Left-wing activists are seeking a quickfire move to separate Scottish currency after independence and will challenge the leadership’s plan to have six stringent fiscal tests before the switch to a new currency at the SNP spring conference in Edinburgh today.
In the interim period, Scotland would continue to use the UK pound, in the same way that Panama uses the US dollar.
Finance Secretary Derek Mackay, who is bringing forward a motion setting out the new economic case aimed at winning a Yes vote, said it presents a package “to win the economic arguments over independence”.
He added: “To build confidence in that case among the people of Scotland, to stand the best chance of winning independence, Conference should back this plan in its entirety.

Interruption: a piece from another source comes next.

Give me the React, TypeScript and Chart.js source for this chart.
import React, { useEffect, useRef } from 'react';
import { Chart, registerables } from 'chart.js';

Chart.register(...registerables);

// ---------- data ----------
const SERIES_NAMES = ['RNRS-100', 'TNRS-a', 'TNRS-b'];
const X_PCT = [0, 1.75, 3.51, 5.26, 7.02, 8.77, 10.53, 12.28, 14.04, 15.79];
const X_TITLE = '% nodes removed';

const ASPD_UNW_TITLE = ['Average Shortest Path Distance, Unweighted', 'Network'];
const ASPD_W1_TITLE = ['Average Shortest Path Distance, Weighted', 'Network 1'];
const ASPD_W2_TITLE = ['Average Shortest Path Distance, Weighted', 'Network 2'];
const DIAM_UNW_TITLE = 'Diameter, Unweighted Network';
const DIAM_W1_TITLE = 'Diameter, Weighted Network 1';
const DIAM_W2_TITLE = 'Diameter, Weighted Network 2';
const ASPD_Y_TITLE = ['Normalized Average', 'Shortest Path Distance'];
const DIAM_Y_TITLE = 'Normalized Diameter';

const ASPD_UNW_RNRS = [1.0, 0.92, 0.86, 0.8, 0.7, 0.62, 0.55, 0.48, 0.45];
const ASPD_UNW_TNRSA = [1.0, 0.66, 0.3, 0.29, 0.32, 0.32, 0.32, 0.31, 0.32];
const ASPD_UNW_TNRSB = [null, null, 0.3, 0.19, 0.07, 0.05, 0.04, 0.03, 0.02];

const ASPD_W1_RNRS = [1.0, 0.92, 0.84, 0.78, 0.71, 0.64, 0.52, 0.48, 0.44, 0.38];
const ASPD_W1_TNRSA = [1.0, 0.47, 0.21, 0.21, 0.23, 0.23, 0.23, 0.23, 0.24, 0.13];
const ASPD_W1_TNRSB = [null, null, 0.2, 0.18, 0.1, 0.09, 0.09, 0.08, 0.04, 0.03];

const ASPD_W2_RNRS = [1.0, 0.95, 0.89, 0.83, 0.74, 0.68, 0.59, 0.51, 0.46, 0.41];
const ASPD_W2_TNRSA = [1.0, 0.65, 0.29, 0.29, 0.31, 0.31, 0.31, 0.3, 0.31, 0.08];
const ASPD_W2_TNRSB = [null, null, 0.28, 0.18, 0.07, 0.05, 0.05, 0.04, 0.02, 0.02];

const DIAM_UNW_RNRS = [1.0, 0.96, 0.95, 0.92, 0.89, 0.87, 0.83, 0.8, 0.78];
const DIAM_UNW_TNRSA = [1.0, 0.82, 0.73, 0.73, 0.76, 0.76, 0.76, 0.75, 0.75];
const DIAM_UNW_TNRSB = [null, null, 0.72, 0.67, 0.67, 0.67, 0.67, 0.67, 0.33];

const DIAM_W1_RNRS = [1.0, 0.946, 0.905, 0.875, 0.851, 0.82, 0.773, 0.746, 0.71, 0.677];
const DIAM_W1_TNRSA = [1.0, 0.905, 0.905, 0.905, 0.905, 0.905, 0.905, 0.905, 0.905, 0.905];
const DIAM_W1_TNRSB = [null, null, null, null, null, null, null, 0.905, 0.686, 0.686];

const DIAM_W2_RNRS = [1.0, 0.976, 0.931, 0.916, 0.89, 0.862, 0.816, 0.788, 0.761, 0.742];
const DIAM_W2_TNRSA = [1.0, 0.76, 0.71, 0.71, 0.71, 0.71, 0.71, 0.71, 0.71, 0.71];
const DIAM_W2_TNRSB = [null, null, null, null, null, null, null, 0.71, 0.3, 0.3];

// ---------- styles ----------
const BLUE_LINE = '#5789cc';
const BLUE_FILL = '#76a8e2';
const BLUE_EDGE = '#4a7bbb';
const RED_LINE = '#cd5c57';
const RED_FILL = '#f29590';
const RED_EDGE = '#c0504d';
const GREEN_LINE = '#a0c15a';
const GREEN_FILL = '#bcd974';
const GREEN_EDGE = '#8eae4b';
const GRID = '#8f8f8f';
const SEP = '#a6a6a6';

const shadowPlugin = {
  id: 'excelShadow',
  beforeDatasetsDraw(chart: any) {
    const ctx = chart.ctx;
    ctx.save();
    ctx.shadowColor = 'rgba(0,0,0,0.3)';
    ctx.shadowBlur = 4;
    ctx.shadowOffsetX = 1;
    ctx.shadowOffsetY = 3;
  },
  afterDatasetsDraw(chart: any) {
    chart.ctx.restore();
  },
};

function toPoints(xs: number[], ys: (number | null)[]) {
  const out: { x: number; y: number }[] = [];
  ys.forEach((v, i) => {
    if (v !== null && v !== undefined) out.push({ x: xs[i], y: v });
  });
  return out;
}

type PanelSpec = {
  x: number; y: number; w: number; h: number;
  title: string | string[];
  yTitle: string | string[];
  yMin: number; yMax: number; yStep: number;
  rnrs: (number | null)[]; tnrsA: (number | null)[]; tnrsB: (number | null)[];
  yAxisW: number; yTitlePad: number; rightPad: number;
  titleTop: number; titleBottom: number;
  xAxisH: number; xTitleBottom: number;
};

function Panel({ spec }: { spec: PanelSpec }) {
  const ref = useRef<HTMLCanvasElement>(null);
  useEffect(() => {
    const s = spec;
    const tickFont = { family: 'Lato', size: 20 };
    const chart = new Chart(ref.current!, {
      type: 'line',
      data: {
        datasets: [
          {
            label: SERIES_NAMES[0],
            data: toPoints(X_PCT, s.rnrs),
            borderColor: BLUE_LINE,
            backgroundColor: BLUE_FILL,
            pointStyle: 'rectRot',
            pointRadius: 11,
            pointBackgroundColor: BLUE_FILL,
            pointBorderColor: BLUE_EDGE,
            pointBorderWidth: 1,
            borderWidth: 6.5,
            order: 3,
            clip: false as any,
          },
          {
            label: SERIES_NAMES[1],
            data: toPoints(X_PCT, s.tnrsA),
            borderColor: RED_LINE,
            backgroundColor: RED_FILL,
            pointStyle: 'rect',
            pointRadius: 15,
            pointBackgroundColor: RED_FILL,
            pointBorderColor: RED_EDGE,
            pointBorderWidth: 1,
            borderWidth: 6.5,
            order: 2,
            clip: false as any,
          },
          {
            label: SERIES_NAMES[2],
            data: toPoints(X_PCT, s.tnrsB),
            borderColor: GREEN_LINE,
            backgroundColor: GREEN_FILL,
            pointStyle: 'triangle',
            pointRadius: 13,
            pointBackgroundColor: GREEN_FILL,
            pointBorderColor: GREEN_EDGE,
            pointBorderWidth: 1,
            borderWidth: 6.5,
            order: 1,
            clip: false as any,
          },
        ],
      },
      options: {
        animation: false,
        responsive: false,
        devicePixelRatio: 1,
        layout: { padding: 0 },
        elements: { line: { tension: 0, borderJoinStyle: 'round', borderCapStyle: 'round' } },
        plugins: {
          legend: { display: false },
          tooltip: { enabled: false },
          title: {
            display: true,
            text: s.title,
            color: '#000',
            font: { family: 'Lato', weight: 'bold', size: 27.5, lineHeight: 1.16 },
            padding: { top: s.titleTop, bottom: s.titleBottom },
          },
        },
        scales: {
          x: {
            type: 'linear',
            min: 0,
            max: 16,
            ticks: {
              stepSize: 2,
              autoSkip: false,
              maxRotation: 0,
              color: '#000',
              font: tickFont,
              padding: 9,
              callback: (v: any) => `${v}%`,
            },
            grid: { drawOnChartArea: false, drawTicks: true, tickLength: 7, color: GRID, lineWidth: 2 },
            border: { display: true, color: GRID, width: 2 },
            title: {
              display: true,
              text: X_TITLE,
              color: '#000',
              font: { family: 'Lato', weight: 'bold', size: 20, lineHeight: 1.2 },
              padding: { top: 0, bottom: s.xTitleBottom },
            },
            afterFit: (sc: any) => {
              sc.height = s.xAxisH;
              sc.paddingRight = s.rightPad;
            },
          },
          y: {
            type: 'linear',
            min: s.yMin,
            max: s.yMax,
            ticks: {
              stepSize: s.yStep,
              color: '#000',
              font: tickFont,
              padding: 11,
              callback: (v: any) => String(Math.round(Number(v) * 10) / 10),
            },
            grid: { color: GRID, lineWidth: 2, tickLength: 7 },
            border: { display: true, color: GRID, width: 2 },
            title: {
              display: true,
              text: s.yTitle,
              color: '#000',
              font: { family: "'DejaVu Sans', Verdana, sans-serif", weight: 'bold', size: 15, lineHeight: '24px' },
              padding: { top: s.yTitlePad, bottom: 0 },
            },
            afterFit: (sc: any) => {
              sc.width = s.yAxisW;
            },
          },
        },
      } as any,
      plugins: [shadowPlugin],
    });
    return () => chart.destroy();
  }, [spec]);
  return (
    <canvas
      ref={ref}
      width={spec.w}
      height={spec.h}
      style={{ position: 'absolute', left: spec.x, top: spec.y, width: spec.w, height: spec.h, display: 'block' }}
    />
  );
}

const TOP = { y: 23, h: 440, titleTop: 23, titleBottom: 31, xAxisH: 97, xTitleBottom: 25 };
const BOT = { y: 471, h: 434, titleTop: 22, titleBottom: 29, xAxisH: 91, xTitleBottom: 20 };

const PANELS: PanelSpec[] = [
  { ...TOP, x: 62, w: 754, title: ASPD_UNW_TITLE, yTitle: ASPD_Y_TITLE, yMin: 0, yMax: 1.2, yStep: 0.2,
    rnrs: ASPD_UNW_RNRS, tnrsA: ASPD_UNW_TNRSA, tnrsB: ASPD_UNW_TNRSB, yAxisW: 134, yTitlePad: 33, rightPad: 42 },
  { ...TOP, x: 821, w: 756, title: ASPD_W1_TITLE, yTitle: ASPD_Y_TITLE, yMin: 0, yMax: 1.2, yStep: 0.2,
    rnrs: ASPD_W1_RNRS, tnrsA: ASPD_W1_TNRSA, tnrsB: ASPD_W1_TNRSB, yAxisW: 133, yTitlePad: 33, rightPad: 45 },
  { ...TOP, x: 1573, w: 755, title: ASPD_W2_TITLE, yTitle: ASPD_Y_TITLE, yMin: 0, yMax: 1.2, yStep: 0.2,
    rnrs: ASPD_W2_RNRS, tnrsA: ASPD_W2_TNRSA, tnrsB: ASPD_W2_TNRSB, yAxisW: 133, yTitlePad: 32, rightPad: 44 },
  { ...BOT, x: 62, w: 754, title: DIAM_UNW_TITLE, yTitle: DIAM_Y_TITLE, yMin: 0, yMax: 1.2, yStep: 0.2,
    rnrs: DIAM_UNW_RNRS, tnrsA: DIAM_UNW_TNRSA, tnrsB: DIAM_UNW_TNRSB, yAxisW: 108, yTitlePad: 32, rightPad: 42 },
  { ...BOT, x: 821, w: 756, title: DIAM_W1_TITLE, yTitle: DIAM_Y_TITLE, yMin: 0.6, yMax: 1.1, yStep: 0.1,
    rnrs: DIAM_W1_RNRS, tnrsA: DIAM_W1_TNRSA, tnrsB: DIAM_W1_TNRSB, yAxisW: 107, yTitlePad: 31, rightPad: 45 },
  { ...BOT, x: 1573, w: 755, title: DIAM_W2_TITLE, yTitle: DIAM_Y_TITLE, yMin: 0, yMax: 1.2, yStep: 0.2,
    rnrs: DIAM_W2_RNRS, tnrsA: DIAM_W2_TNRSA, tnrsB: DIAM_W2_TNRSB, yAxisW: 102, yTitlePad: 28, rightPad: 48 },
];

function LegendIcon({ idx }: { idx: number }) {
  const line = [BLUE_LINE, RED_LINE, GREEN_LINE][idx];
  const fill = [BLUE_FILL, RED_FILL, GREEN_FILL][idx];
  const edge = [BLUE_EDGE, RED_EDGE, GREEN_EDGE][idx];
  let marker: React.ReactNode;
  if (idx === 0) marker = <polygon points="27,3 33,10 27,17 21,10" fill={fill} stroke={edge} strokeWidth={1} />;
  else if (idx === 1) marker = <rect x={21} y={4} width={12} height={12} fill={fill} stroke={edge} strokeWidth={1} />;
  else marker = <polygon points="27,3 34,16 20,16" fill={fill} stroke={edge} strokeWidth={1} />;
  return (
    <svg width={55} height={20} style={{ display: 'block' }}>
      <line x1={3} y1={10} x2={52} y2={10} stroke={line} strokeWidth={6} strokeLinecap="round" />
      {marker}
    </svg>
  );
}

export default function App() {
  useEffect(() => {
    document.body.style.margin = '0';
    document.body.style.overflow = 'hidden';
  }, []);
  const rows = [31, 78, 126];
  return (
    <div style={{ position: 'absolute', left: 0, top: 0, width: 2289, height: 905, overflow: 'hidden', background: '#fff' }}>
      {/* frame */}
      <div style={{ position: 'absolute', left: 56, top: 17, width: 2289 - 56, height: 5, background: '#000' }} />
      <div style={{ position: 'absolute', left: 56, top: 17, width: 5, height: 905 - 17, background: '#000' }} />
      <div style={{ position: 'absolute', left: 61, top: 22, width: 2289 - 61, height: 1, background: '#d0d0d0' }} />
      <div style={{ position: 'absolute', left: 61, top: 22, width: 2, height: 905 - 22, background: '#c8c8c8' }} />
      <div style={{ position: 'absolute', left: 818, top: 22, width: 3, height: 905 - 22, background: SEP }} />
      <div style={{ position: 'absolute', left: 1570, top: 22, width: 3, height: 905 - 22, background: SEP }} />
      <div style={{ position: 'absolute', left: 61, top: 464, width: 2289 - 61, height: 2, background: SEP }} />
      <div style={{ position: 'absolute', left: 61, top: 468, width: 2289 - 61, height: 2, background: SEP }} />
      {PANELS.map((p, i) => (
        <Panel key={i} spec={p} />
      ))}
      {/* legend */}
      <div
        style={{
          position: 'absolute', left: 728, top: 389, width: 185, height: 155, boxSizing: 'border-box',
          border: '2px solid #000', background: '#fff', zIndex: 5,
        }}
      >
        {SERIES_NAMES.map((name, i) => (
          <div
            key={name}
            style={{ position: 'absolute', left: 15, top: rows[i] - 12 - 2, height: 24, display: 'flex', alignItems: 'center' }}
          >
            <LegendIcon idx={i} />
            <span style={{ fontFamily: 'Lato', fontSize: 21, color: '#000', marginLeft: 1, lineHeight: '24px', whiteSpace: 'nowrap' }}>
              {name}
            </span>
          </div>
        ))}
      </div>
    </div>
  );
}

“From there we can get on with the task of taking our campaign to the doorsteps and winning that better future.”
Without the fiscal tests, it is feared the new currency could nosedive and plunge the fledgling state into financial crisis.
The motion today is jointly being proposed by Mr Mackay and deputy leader Keith Brown. It sets out the broader revised economic case for independence, including the currency switch.
Mr Brown warned that to win the case for independence, the Yes campaign “must convince more people” than it reached in the 2014 referendum when 45 per cent of Scots voted Yes. A poll this week suggested this had dropped below 40 per cent.
But activists, led by the former East Lothian MP George Kerevan, oppose the fiscal tests warning that they could take more then a decade to meet. These tests would look at whether Scotland’s debt has been brought under control and the new central bank has the confidence of international markets. They also look at whether enough cash reserves have been built up to support the new currency and if it commands “wide support”.
In the meantime, Scotland would be using the UK pound without any control over monetary policy such as interests rates, prompting claims it would be little more than a “vassal state”.
Mr Kerevan has lodged an amendment which would ditch the tests and adopt a new stand-alone currency during the first Parliament of independence.
A separate amendment backed by MP Ronnie Cowan would remove the requirement to end any fiscal deficit and ensure foreign lenders are satisfied with Scottish tax and spending, amid claims they would lead to austerity cuts.
Mr Kerevan says the amendments would provide a “certain and credible plan” for establishing an independent currency in a reasonable time frame.
He has warned previously: “The Growth Commission’s six tests could leave Scotland using the pound indefinitely, result in cuts to services and spending, and allow the market to dictate an independent Scotland’s decisions.”